Since my last article in April issue on Launching your Startup, one of the companies Instagram mentioned in it has already been acquired for one billion dollars by Facebook. Now the question is how Instagram was able to accomplish it. Well, I am not dissecting all the reasons for Instagram's acquisition here. You can easily read them in various articles on internet. Here my focus is on few things for creating a sound exit strategy for your startup. Those, who have read, Stephen Covey's book, The Seven Habits of Highly Effective People, may recall that one of the habits is, "Begin with the end in mind". I really believe that habit is key for any entrepreneur. You may wonder why I am saying it. After all, startup is your dream, so why worry about an exit when you are just starting. It's going to be hugely successful, fun and profitable. Surprisingly, there are two real and practical reasons why you need an exit strategy. First, outside venture investors may want return on their investment and secondly, you may lose interest after company has reached a certain size. Here are my four key take away (4KTA) points on this topic based on my experiences.

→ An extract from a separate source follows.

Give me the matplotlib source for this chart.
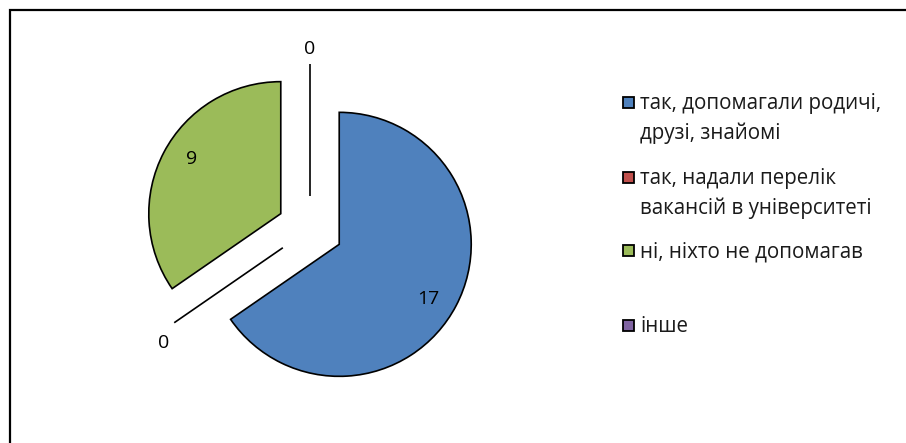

1. Begin with the End in Mind –
Always begin with the end in mind and ask yourselves some hard questions. What is your ultimate goal here? What is your real motivation behind doing this startup? Is your long term goal with this company to make a huge difference in the world? Are you just trying to bring out a product that is not in the market today and sell the company to a larger vendor? Do you want to grow the company and then take it public? These questions should be answered before commencing your startup journey. It will help you create a road map and an execution plan. Remember that the time is relative in any business. I think of business ownership cycle in the form of a bell curve with various phases. These are startup, growth, slow growth, decline, and then decay phases. So ask yourself, what phase or phases of business cycle you enjoy the most. Is it the creative part of coming up with an idea and turning it into a product, then bringing it out to the market, or is it the part of growing it all the way to several million dollars revenue? By asking these questions early on, you can assess what you enjoy the most and love doing and accordingly, plan your exit or your company's exit strategy.
2. Plan of Execution –
With a clearly defined end goal in your mind, the next step is to develop an execution plan. This will consist of strategy, positioning and negotiation. The strategy will help you identify large vendors with a need and gap in their product portfolio. You then create a compelling story with differentiated value add and position your company. The negotiation part involves whether you and your Board would like to engage a third party mergers and acquisitions advisory firm to help with the execution plan or pursue directly. You need to absolutely make sure that you are in alignment with investors and Board on your plan.
3. Possible Outcomes –
There are typically three outcomes – selling your company, taking company public and closing the company. In first scenario, your startup is acquired by a larger company bringing possibly huge returns for shareholders depending upon timing, strategic value add and positioning in the market, and other factors relevant to both parties. The larger companies acquire for strategic reasons such as need to own the intellectual property, to fill a product gap due to being late to the market or in internal development, or to grow their revenue quickly. The other possible reason could be that they would like to prevent you from being acquired by a competitor. Nowadays, a number of private equity firms also buy out majority shareholders providing liquidity to founders and early investors and then put together an operational team to grow the company to take it public or sell to a larger company realizing return on their investment. The second scenario of initial public offering (IPO) used to be the preferred mode but since dot com burst and due to stringent financial regulations, the IPO rate has significantly declined. There are also significant expenses and liability concerns once company is public. Last situation and hopefully, you don’t get into that, is realizing that you need to make a hard decision with your Board to shut down, close and liquidate the company. It could be due to number of reasons such as company is running out of money, being early in the market, not getting much traction, product development taking longer than expected or competitors already selling similar products. I believe if you begin with a plan early on, are open minded, flexible and swift in adjusting your strategy as you develop your product and continue to gather market data from customer prospects, you could avoid the last option.
4. Be Happy! –
Planning for your exit strategy may sound counter intuitive when you are just starting. However, the reason for it is to plan how to optimize a good situation, rather than get out of a bad one. This helps you focus your and team's efforts on things that make it more appealing and compelling to your target acquirers. For instance, at Ukiah Software, we came to the conclusion that we should find a larger partner to sell our products. Hence, we started exploring partnership opportunities with possible vendors and sold the company to Novell. Once you have decided upon an outcome and executed it, congratulate yourself and your team and move on rather than thinking that you could have done better or sold to another vendor. Remember the grass always looks greener on other side. So be happy that it was the best decision that you and your Board made at that particular time in the life of your startup. Reflect upon lessons learned and make sure to use those lessons when you embark upon your next venture.